■ Task objective: Set down all of the data exactly as it appears.

[Figure scripts]
====================
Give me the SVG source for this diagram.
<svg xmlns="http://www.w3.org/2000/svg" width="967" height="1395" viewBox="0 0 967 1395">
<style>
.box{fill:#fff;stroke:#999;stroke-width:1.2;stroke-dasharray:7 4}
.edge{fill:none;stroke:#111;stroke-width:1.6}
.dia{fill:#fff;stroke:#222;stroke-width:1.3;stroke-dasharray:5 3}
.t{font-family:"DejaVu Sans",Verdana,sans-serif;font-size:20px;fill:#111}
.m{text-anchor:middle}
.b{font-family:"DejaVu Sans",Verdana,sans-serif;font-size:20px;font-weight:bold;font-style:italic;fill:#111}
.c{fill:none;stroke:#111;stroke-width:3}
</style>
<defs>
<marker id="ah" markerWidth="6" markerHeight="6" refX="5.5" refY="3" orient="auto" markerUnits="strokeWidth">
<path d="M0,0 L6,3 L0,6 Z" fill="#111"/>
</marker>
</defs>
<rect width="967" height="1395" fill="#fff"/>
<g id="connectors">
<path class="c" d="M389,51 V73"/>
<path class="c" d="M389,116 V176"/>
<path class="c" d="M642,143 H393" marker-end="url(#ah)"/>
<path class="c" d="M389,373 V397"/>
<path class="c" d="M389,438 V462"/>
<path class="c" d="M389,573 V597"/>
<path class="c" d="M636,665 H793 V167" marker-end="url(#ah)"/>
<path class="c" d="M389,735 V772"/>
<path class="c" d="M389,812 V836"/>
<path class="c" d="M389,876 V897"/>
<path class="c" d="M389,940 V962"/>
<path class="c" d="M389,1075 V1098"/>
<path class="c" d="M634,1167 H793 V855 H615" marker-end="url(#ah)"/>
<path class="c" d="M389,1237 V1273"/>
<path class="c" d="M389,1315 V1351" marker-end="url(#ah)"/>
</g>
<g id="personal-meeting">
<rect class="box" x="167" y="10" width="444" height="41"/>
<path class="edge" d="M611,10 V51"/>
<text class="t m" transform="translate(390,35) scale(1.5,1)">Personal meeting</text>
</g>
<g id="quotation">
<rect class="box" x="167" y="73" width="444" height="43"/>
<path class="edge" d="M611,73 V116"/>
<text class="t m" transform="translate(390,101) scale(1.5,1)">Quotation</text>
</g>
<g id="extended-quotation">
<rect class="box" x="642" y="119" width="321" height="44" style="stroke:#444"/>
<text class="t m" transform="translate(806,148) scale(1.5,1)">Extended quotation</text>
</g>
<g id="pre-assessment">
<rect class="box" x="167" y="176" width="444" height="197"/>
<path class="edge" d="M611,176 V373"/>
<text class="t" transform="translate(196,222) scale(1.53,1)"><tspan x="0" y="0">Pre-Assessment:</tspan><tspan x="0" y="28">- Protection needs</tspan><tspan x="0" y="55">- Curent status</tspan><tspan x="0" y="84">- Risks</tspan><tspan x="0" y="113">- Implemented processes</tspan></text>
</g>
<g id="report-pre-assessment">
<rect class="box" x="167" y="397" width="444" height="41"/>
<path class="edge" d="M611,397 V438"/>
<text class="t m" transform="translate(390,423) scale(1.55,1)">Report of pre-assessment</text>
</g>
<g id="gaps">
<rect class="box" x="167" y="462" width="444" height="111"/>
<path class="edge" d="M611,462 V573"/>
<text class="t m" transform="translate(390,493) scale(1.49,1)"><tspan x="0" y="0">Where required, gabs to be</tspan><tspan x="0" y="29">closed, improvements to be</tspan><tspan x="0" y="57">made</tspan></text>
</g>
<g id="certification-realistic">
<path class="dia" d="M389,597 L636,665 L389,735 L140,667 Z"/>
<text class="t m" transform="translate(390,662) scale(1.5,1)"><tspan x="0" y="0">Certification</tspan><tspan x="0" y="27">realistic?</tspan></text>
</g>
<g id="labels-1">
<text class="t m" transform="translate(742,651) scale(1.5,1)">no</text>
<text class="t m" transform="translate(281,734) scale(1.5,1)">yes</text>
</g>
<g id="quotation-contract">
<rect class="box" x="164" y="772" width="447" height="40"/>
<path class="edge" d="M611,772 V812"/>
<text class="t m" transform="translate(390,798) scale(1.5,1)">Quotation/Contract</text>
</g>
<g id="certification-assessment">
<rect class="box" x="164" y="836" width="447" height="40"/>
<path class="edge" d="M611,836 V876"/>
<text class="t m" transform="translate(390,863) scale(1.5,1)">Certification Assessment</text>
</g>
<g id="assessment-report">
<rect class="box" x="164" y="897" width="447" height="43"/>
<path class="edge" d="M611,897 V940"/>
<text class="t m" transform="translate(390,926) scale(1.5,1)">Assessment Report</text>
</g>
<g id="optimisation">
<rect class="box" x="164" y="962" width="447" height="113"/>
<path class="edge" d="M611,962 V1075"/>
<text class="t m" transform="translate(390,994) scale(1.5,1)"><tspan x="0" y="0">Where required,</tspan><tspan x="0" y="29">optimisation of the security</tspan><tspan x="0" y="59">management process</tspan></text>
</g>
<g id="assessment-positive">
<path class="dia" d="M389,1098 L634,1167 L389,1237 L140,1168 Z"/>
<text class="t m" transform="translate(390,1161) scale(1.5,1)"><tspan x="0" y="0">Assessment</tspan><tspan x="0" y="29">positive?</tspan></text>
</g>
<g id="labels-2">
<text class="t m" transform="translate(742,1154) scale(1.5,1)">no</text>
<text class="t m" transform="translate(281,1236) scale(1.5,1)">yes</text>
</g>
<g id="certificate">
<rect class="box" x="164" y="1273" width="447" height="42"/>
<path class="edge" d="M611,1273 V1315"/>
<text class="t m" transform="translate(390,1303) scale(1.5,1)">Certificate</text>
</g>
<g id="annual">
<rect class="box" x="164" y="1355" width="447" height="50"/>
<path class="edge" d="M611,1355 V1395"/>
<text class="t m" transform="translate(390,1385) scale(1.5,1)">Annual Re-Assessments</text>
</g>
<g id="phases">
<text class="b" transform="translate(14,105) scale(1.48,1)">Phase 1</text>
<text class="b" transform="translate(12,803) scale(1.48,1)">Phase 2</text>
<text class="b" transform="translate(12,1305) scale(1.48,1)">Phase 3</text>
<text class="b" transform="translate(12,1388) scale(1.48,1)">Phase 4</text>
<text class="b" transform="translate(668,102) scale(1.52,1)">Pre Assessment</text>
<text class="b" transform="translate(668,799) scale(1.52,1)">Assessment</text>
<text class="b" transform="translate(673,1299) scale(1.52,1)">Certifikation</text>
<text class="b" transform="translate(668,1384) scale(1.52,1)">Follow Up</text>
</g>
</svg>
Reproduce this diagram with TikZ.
====================
■ Written solution:
Give me the SVG source for this diagram.
<svg xmlns="http://www.w3.org/2000/svg" width="967" height="1395" viewBox="0 0 967 1395">
<style>
.box{fill:#fff;stroke:#999;stroke-width:1.2;stroke-dasharray:7 4}
.edge{fill:none;stroke:#111;stroke-width:1.6}
.dia{fill:#fff;stroke:#222;stroke-width:1.3;stroke-dasharray:5 3}
.t{font-family:"DejaVu Sans",Verdana,sans-serif;font-size:20px;fill:#111}
.m{text-anchor:middle}
.b{font-family:"DejaVu Sans",Verdana,sans-serif;font-size:20px;font-weight:bold;font-style:italic;fill:#111}
.c{fill:none;stroke:#111;stroke-width:3}
</style>
<defs>
<marker id="ah" markerWidth="6" markerHeight="6" refX="5.5" refY="3" orient="auto" markerUnits="strokeWidth">
<path d="M0,0 L6,3 L0,6 Z" fill="#111"/>
</marker>
</defs>
<rect width="967" height="1395" fill="#fff"/>
<g id="connectors">
<path class="c" d="M389,51 V73"/>
<path class="c" d="M389,116 V176"/>
<path class="c" d="M642,143 H393" marker-end="url(#ah)"/>
<path class="c" d="M389,373 V397"/>
<path class="c" d="M389,438 V462"/>
<path class="c" d="M389,573 V597"/>
<path class="c" d="M636,665 H793 V167" marker-end="url(#ah)"/>
<path class="c" d="M389,735 V772"/>
<path class="c" d="M389,812 V836"/>
<path class="c" d="M389,876 V897"/>
<path class="c" d="M389,940 V962"/>
<path class="c" d="M389,1075 V1098"/>
<path class="c" d="M634,1167 H793 V855 H615" marker-end="url(#ah)"/>
<path class="c" d="M389,1237 V1273"/>
<path class="c" d="M389,1315 V1351" marker-end="url(#ah)"/>
</g>
<g id="personal-meeting">
<rect class="box" x="167" y="10" width="444" height="41"/>
<path class="edge" d="M611,10 V51"/>
<text class="t m" transform="translate(390,35) scale(1.5,1)">Personal meeting</text>
</g>
<g id="quotation">
<rect class="box" x="167" y="73" width="444" height="43"/>
<path class="edge" d="M611,73 V116"/>
<text class="t m" transform="translate(390,101) scale(1.5,1)">Quotation</text>
</g>
<g id="extended-quotation">
<rect class="box" x="642" y="119" width="321" height="44" style="stroke:#444"/>
<text class="t m" transform="translate(806,148) scale(1.5,1)">Extended quotation</text>
</g>
<g id="pre-assessment">
<rect class="box" x="167" y="176" width="444" height="197"/>
<path class="edge" d="M611,176 V373"/>
<text class="t" transform="translate(196,222) scale(1.53,1)"><tspan x="0" y="0">Pre-Assessment:</tspan><tspan x="0" y="28">- Protection needs</tspan><tspan x="0" y="55">- Curent status</tspan><tspan x="0" y="84">- Risks</tspan><tspan x="0" y="113">- Implemented processes</tspan></text>
</g>
<g id="report-pre-assessment">
<rect class="box" x="167" y="397" width="444" height="41"/>
<path class="edge" d="M611,397 V438"/>
<text class="t m" transform="translate(390,423) scale(1.55,1)">Report of pre-assessment</text>
</g>
<g id="gaps">
<rect class="box" x="167" y="462" width="444" height="111"/>
<path class="edge" d="M611,462 V573"/>
<text class="t m" transform="translate(390,493) scale(1.49,1)"><tspan x="0" y="0">Where required, gabs to be</tspan><tspan x="0" y="29">closed, improvements to be</tspan><tspan x="0" y="57">made</tspan></text>
</g>
<g id="certification-realistic">
<path class="dia" d="M389,597 L636,665 L389,735 L140,667 Z"/>
<text class="t m" transform="translate(390,662) scale(1.5,1)"><tspan x="0" y="0">Certification</tspan><tspan x="0" y="27">realistic?</tspan></text>
</g>
<g id="labels-1">
<text class="t m" transform="translate(742,651) scale(1.5,1)">no</text>
<text class="t m" transform="translate(281,734) scale(1.5,1)">yes</text>
</g>
<g id="quotation-contract">
<rect class="box" x="164" y="772" width="447" height="40"/>
<path class="edge" d="M611,772 V812"/>
<text class="t m" transform="translate(390,798) scale(1.5,1)">Quotation/Contract</text>
</g>
<g id="certification-assessment">
<rect class="box" x="164" y="836" width="447" height="40"/>
<path class="edge" d="M611,836 V876"/>
<text class="t m" transform="translate(390,863) scale(1.5,1)">Certification Assessment</text>
</g>
<g id="assessment-report">
<rect class="box" x="164" y="897" width="447" height="43"/>
<path class="edge" d="M611,897 V940"/>
<text class="t m" transform="translate(390,926) scale(1.5,1)">Assessment Report</text>
</g>
<g id="optimisation">
<rect class="box" x="164" y="962" width="447" height="113"/>
<path class="edge" d="M611,962 V1075"/>
<text class="t m" transform="translate(390,994) scale(1.5,1)"><tspan x="0" y="0">Where required,</tspan><tspan x="0" y="29">optimisation of the security</tspan><tspan x="0" y="59">management process</tspan></text>
</g>
<g id="assessment-positive">
<path class="dia" d="M389,1098 L634,1167 L389,1237 L140,1168 Z"/>
<text class="t m" transform="translate(390,1161) scale(1.5,1)"><tspan x="0" y="0">Assessment</tspan><tspan x="0" y="29">positive?</tspan></text>
</g>
<g id="labels-2">
<text class="t m" transform="translate(742,1154) scale(1.5,1)">no</text>
<text class="t m" transform="translate(281,1236) scale(1.5,1)">yes</text>
</g>
<g id="certificate">
<rect class="box" x="164" y="1273" width="447" height="42"/>
<path class="edge" d="M611,1273 V1315"/>
<text class="t m" transform="translate(390,1303) scale(1.5,1)">Certificate</text>
</g>
<g id="annual">
<rect class="box" x="164" y="1355" width="447" height="50"/>
<path class="edge" d="M611,1355 V1395"/>
<text class="t m" transform="translate(390,1385) scale(1.5,1)">Annual Re-Assessments</text>
</g>
<g id="phases">
<text class="b" transform="translate(14,105) scale(1.48,1)">Phase 1</text>
<text class="b" transform="translate(12,803) scale(1.48,1)">Phase 2</text>
<text class="b" transform="translate(12,1305) scale(1.48,1)">Phase 3</text>
<text class="b" transform="translate(12,1388) scale(1.48,1)">Phase 4</text>
<text class="b" transform="translate(668,102) scale(1.52,1)">Pre Assessment</text>
<text class="b" transform="translate(668,799) scale(1.52,1)">Assessment</text>
<text class="b" transform="translate(673,1299) scale(1.52,1)">Certifikation</text>
<text class="b" transform="translate(668,1384) scale(1.52,1)">Follow Up</text>
</g>
</svg>
Reproduce this diagram with TikZ.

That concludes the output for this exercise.